Someone told me today that it’s time that I move on with my life. It was in response to the honest answer I gave when he asked how I was doing and evidently, it wasn’t the answer he wanted to hear.
This came from someone who neither had the right to offer me unsolicited advice, nor the past experience to have any basis of understanding of what I’m going through. The level of pain, despair, and suffering that one endures through a circumstance like this is incomprehensible – until you experience it for yourself.
Though this was one of the worst things someone’s imparted on me since Ted’s death, it’s far from the only detrimental statement.
Minutes after the funeral, I was holding our baby and the flag that the honor guard presented to me with a look of sincerity and sorrow that I will never forget. Despite the murky sea of shock I was swimming in, I had the cognizance to realize I would never get over this; I would never be the same.
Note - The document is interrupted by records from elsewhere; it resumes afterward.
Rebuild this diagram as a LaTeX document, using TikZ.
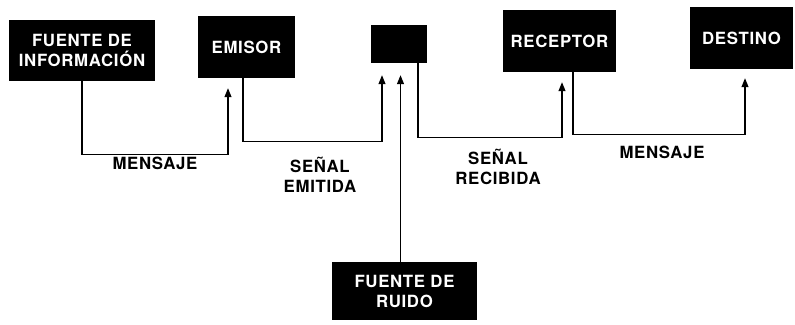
\documentclass[tikz,border=0pt]{standalone}
\usepackage{fontspec}
\setmainfont[LetterSpace=4]{TeX Gyre Heros}
\usetikzlibrary{arrows.meta}
\begin{document}
\begin{tikzpicture}[x=1pt,y=-1pt,
  blk/.style={fill=black,text=white,inner sep=0pt,align=center,
    font=\fontsize{16.8}{20}\selectfont\bfseries},
  lbl/.style={inner sep=0pt,align=center,font=\fontsize{16.8}{20}\selectfont\bfseries},
  conn/.style={line width=1.1pt,-{Triangle[length=9pt,width=7pt]}}]
\useasboundingbox (0,0) rectangle (795,324);
\node[blk,minimum width=146pt,minimum height=61pt] (b1) at (82,50) {FUENTE DE\\INFORMACIÓN};
\node[blk,minimum width=97pt,minimum height=62pt] (b2) at (246.5,47) {EMISOR};
\node[blk,minimum width=56pt,minimum height=38pt] (b3) at (399,44) {};
\node[blk,minimum width=113pt,minimum height=62pt] (b4) at (559.5,41) {RECEPTOR};
\node[blk,minimum width=103pt,minimum height=62pt] (b5) at (741.5,38) {DESTINO};
\node[blk,minimum width=145pt,minimum height=58pt] (b6) at (404.5,291) {FUENTE DE\\RUIDO};

\coordinate (t1) at ([xshift=-18.5pt,yshift=-10pt]b2.south);
\coordinate (t2) at ([xshift=-17pt,yshift=-12pt]b3.south);
\coordinate (tn) at ([xshift=1.5pt,yshift=-12pt]b3.south);
\coordinate (t3) at ([xshift=2.5pt,yshift=-10pt]b4.south);
\coordinate (t4) at ([xshift=3.5pt,yshift=-9pt]b5.south);

\draw[conn] (b1.south) |- ([yshift=-66pt]t1) -- (t1);
\draw[conn] ([xshift=-3.5pt]b2.south) |- ([yshift=-66pt]t2) -- (t2);
\draw[conn] (tn |- b6.north) -- (tn);
\draw[conn] ([xshift=19pt]b3.south) |- ([yshift=-55pt]t3) -- (t3);
\draw[conn] ([xshift=13.5pt]b4.south) |- ([yshift=-56pt]t4) -- (t4);

\node[lbl] (m1) at (155,163) {MENSAJE};
\node[lbl] (se) at (320,175) {SEÑAL\\EMITIDA};
\node[lbl] (sr) at (498,167) {SEÑAL\\RECIBIDA};
\node[lbl] (m2) at (662,152) {MENSAJE};
\end{tikzpicture}
\end{document}
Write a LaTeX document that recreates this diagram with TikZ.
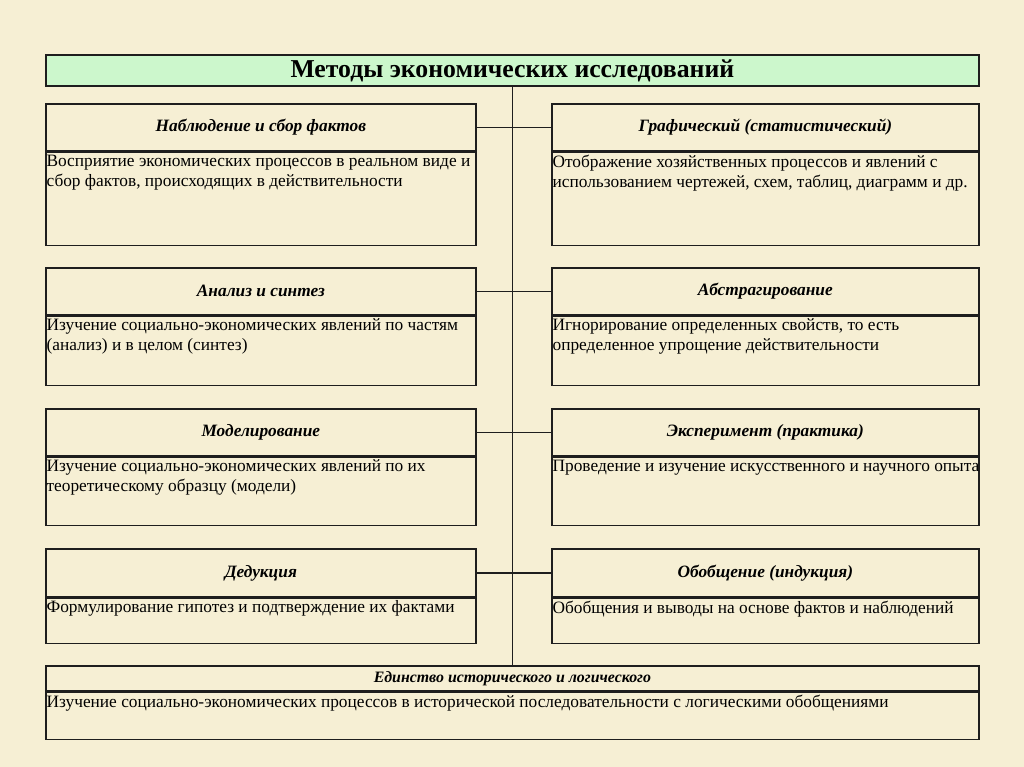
\documentclass[tikz,border=0pt]{standalone}
\usepackage{fontspec}
\setmainfont{Liberation Serif}
\usepackage{xcolor}
\definecolor{bg}{RGB}{246,239,212}
\definecolor{ttlgreen}{RGB}{204,247,204}
\definecolor{rule}{RGB}{30,30,30}

\begin{document}
\begin{tikzpicture}[x=0.75pt,y=-0.75pt,
    ttl/.style={draw=rule,fill=ttlgreen,line width=1.3pt,anchor=north west,minimum width=699.75pt,minimum height=22.5pt,font=\fontsize{19.3}{22}\selectfont\bfseries},
    hd/.style={draw=rule,line width=1.3pt,anchor=north west,minimum height=35.25pt,font=\fontsize{13}{15}\selectfont\bfseries\itshape},
    bx/.style={draw=rule,line width=1.3pt,anchor=north west},
    txt/.style={anchor=north west,align=left,inner xsep=1pt,inner ysep=2pt,font=\fontsize{13}{15}\selectfont},
    ln/.style={draw=rule,line width=1.3pt}]
    \fill[bg] (0,0) rectangle (1024,767);

    \node[ttl] (ttl) at (45,54) {Методы экономических исследований};

    % left column
    \node[hd,minimum width=322.5pt] (h1l) at (45,103) {Наблюдение и сбор фактов};
    \node[bx,minimum width=322.5pt,minimum height=69.75pt] (b1l) at (h1l.south west) {};
    \node[txt] (t1l) at (b1l.north west) {Восприятие экономических процессов в реальном виде и\\сбор фактов, происходящих в действительности};

    \node[hd,minimum width=322.5pt] (h2l) at (45,267) {Анализ и синтез};
    \node[bx,minimum width=322.5pt,minimum height=51.75pt] (b2l) at (h2l.south west) {};
    \node[txt] (t2l) at (b2l.north west) {Изучение социально-экономических явлений по частям\\(анализ) и в целом (синтез)};

    \node[hd,minimum width=322.5pt] (h3l) at (45,408) {Моделирование};
    \node[bx,minimum width=322.5pt,minimum height=51pt] (b3l) at (h3l.south west) {};
    \node[txt] (t3l) at (b3l.north west) {Изучение социально-экономических явлений по их\\теоретическому образцу (модели)};

    \node[hd,minimum width=322.5pt,minimum height=36pt] (h4l) at (45,548) {Дедукция};
    \node[bx,minimum width=322.5pt,minimum height=33.75pt] (b4l) at (h4l.south west) {};
    \node[txt] (t4l) at (b4l.north west) {Формулирование гипотез и подтверждение их фактами};

    % right column
    \node[hd,minimum width=320.25pt] (h1r) at (551,103) {Графический (статистический)};
    \node[bx,minimum width=320.25pt,minimum height=69.75pt] (b1r) at (h1r.south west) {};
    \node[txt] (t1r) at (b1r.north west) {Отображение хозяйственных процессов и явлений с\\использованием чертежей, схем, таблиц, диаграмм и др.};

    \node[hd,minimum width=320.25pt] (h2r) at (551,267) {Абстрагирование};
    \node[bx,minimum width=320.25pt,minimum height=51.75pt] (b2r) at (h2r.south west) {};
    \node[txt] (t2r) at (b2r.north west) {Игнорирование определенных свойств, то есть\\определенное упрощение действительности};

    \node[hd,minimum width=320.25pt] (h3r) at (551,408) {Эксперимент (практика)};
    \node[bx,minimum width=320.25pt,minimum height=51pt] (b3r) at (h3r.south west) {};
    \node[txt] (t3r) at (b3r.north west) {Проведение и изучение искусственного и научного опыта};

    \node[hd,minimum width=320.25pt,minimum height=36pt] (h4r) at (551,548) {Обобщение (индукция)};
    \node[bx,minimum width=320.25pt,minimum height=33.75pt] (b4r) at (h4r.south west) {};
    \node[txt] (t4r) at (b4r.north west) {Обобщения и выводы на основе фактов и наблюдений};

    % bottom
    \node[hd,minimum width=699.75pt,minimum height=18.75pt,font=\fontsize{11.9}{13}\selectfont\bfseries\itshape] (h5) at (45,665) {Единство исторического и логического};
    \node[bx,minimum width=699.75pt,minimum height=35.25pt] (b5) at (h5.south west) {};
    \node[txt] (t5) at (b5.north west) {Изучение социально-экономических процессов в исторической последовательности с логическими обобщениями};

    \path[ln]
    (ttl.south) edge (h5.north)
    (h1l.east) edge (h1r.west)
    (h2l.east) edge (h2r.west)
    (h3l.east) edge (h3r.west)
    (h4l.east) edge (h4r.west);
\end{tikzpicture}
\end{document}
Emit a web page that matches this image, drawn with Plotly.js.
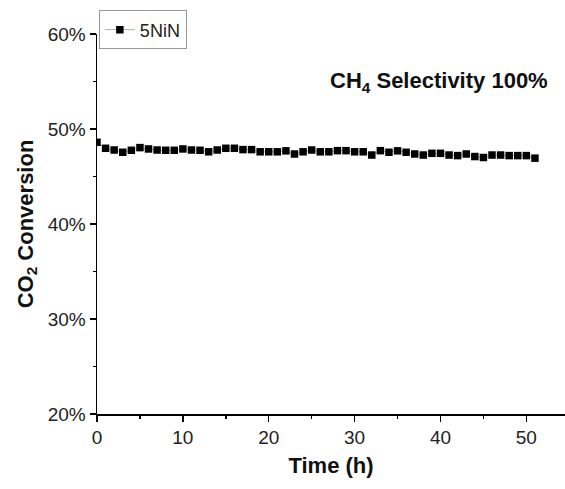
<!DOCTYPE html>
<html>
<head>
<meta charset="utf-8">
<script src="https://cdn.plot.ly/plotly-3.0.1.min.js"></script>
<style>html,body{margin:0;padding:0;background:#fff;}#chart{width:565px;height:489px;}</style>
</head>
<body>
<div id="chart"></div>
<script>
// Time on stream (h)
var timeH = [0,1,2,3,4,5,6,7,8,9,10,11,12,13,14,15,16,17,18,19,20,21,22,23,24,25,26,27,28,29,30,31,32,33,34,35,36,37,38,39,40,41,42,43,44,45,46,47,48,49,50,51];
// CO2 conversion (%) for 5NiN
var conv5NiN = [48.6,47.97,47.79,47.55,47.76,48.04,47.9,47.79,47.76,47.76,
                47.9,47.79,47.76,47.6,47.79,47.97,47.97,47.83,47.83,47.6,
                47.6,47.6,47.7,47.37,47.6,47.79,47.6,47.6,47.72,47.72,
                47.6,47.6,47.26,47.72,47.55,47.7,47.55,47.37,47.26,47.44,
                47.44,47.26,47.2,47.37,47.1,47.0,47.26,47.26,47.2,47.2,
                47.2,46.93];
var seriesName = '5NiN';
var yTicks = [20,30,40,50,60];
var yTickLabels = ['20%','30%','40%','50%','60%'];
var xTicks = [0,10,20,30,40,50];

var trace = {
  x: timeH, y: conv5NiN, name: seriesName,
  type: 'scatter', mode: 'lines+markers',
  line: {color: 'rgba(0,0,0,0.4)', width: 0.8},
  marker: {symbol: 'square', size: 7.5, color: '#000'}
};

var layout = {
  width: 565, height: 489,
  margin: {l: 97, r: 0, t: 34, b: 75},
  paper_bgcolor: '#fff', plot_bgcolor: '#fff',
  font: {family: 'Liberation Sans, Arial, sans-serif', color: '#222'},
  showlegend: true,
  legend: {x: 0.004, y: 1.062, xanchor: 'left', yanchor: 'top',
           bordercolor: '#999', borderwidth: 1, bgcolor: '#fff',
           font: {size: 18, color: '#222'}},
  xaxis: {
    range: [0, 54.5], tickmode: 'array', tickvals: xTicks, ticks: 'outside', ticklen: 6, tickwidth: 1.5,
    tickcolor: '#000', showline: true, linecolor: '#000', linewidth: 1.5,
    showgrid: false, zeroline: false, tickfont: {size: 19, color: '#222'},
    minor: {dtick: 5, tick0: 0, ticks: 'outside', ticklen: 3, tickwidth: 1.5, tickcolor: '#000', showgrid: false},
    title: {text: '<b>Time (h)</b>', font: {size: 22, color: '#111'}, standoff: 10}
  },
  yaxis: {
    range: [20, 60], tickmode: 'array', tickvals: yTicks, ticktext: yTickLabels, ticks: 'outside', ticklen: 6, tickwidth: 1.5,
    tickcolor: '#000', showline: true, linecolor: '#000', linewidth: 1.5,
    showgrid: false, zeroline: false, tickfont: {size: 19, color: '#222'},
    minor: {dtick: 5, tick0: 0, ticks: 'outside', ticklen: 3, tickwidth: 1.5, tickcolor: '#000', showgrid: false},
    title: {text: '<b>CO<sub>2</sub> Conversion</b>', font: {size: 22, color: '#111'}, standoff: 8}
  },
  annotations: [{
    xref: 'paper', yref: 'paper', x: 0.967, y: 0.875, xanchor: 'right', yanchor: 'middle',
    text: '<b>CH<sub>4</sub> Selectivity 100%</b>', showarrow: false,
    font: {size: 22, color: '#111'}
  }]
};

Plotly.newPlot('chart', [trace], layout, {staticPlot: true, displayModeBar: false});
</script>
</body>
</html>
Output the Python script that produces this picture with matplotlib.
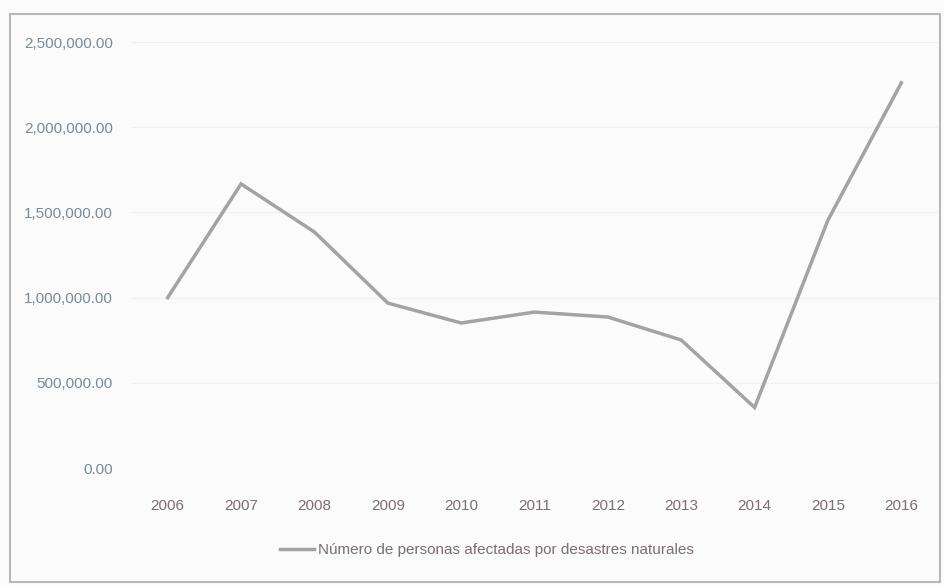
import matplotlib

matplotlib.use("Agg")
import matplotlib.pyplot as plt
from matplotlib.patches import Rectangle
from matplotlib.ticker import FuncFormatter

# data
years = ["2006", "2007", "2008", "2009", "2010", "2011",
         "2012", "2013", "2014", "2015", "2016"]
afectados = [1000000, 1667000, 1385000, 968000, 851000, 915000,
             886000, 751000, 355000, 1455000, 2260000]
y_ticks = [0, 500000, 1000000, 1500000, 2000000, 2500000]
label = "Número de personas afectadas por desastres naturales"

plt.rcParams["font.family"] = ["Liberation Sans", "DejaVu Sans"]

fig = plt.figure(figsize=(9.45, 5.85), dpi=100, facecolor="#fbfbfb")
ax = fig.add_axes([131 / 945, 1 - 468 / 585, (938 - 131) / 945, (468 - 42) / 585])
ax.set_facecolor("#fbfbfb")

x = list(range(len(years)))
ax.plot(x, afectados, color="#a3a3a3", lw=2.5, solid_joinstyle="miter", label=label)

ax.set_xlim(-0.5, len(years) - 0.5)
ax.set_ylim(0, 2500000)
ax.set_xticks(x)
ax.set_xticklabels(years)
ax.set_yticks(y_ticks)
ax.yaxis.set_major_formatter(FuncFormatter(lambda v, _: f"{v:,.2f}"))
ax.grid(axis="y", color="#f1f1f1", lw=1)
ax.set_axisbelow(True)
for s in ax.spines.values():
    s.set_visible(False)
ax.tick_params(length=0)
ax.tick_params(axis="y", colors="#7b8a98", labelsize=11, pad=13)
ax.tick_params(axis="x", colors="#7d6e70", labelsize=11, pad=22)

# outer chart border
fig.patches.append(Rectangle((10 / 945, 0.005), 930 / 945, 1 - 14 / 585 - 0.005,
                             transform=fig.transFigure, fill=False,
                             edgecolor="#b8b8b8", lw=1.5))

fig.legend(loc="center", bbox_to_anchor=(487 / 945, 1 - 550 / 585), frameon=False,
           fontsize=11, labelcolor="#7d6e70", handlelength=2.2, handletextpad=0.3)

fig.savefig("out.png", dpi=100, facecolor=fig.get_facecolor())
But when I made that statement, almost to myself, it was met with one of the most common platitudes spoken to someone who has lost their spouse: he would want you to be happy.
As though it’s my uncertainty of what Ted would have wanted that’s preventing my happiness.
How about the fact that I’ve lost the love of my life? Or perhaps the fact that my innocent child is now fatherless? If not those, then the loss of the present that we worked so hard for and the future we dreamed of? Could those be reasons that I’m entrenched in a level of sorrow that’s not comparable to divorce, the loss of a friend, the loss of a grandparent, or even the loss of a parent for an adult child.
Those are all horrible losses, undoubtedly, but they are not the same. Yet for some reason, so many are unable to resist drawing comparisons, telling me how I should handle this, and discounting my need to grieve.
When I tell people I will never be as happy as I was six months ago, they give me a placating look that says aw, they all say that be they eventually find happiness.
I feel like I’m screaming in a tank of water, and no one hears me.
Yes, I recognize the fact that I may find happiness again (though, if this situation has shown us anything, it’s that there are absolutely no guarantees), but this loss is now the backdrop of my life, the lens through which I view my future. No matter what happens down the road, nothing can erase the fact that the life I dreamt of has been taken away from me and the family Eleanor was going to grow up in has been shattered.
When someone says that God may have a great man in store for me, they may as well be telling me, you might find a really nice replacement husband for yourself and replacement father for Eleanor.
Suggesting that a new man in our lives will fill the gaping hole that’s been torn into our hearts is as absurd as telling a mother who’s lost her child, you can have another one.
People are simply not replaceable, so why say this? Is it a total lack of understanding, or are statements like this borne out of hope that if something as horrifying happens to them, it won’t be that bad?
Spoiler: it’s that bad.
The only way to get through grief it is to experience it. You can’t shelve it, you can’t ignore it, you can’t rush it. If you want to come out to the other side as a healthy, fully functioning human being, you have to work through each stage, and it’s a long and all-encompassing process. It affects every aspect of your life: emotional (obviously), but also social, physical, mental, and spiritual, and there are no short cuts.
People foolishly hope that I’m doing “a little better every day.” No one wants to believe that it’s actually going to get harder before it starts to get better. But the way our brain protects us from tragedies, especially sudden ones, is to buffer us with shock and denial. As we’re able to process the first little bit of the horror, our brain takes in a little bit more and begins working through that.
With a loss as complicated and all-affecting as this, it could take a year before I have processed the entire loss. All the while, my anguish grows as my hope for the future diminishes.
In one of the earlier sessions with my grief counselor, I revealed my devastation for Eleanor. How is this loss going to impact her? What is it going to feel like when she sees other children playing with their daddies and she has to accept the fact that she’ll never get to play with hers? My counselor urged me not to take on that part of the loss just yet. I had enough to carry and my overburdened heart wouldn’t bear much more.
But so many people want to hurry this along. They see me exercising and getting back to work and want to assume I’m much better. They think that after the first year, things will be “back to normal,” but the reality is that I could be in the trenches for years to come.
When I do get to the other side, things will never be the way they were, I will simply have a new normal – which will always be less than what it should have been.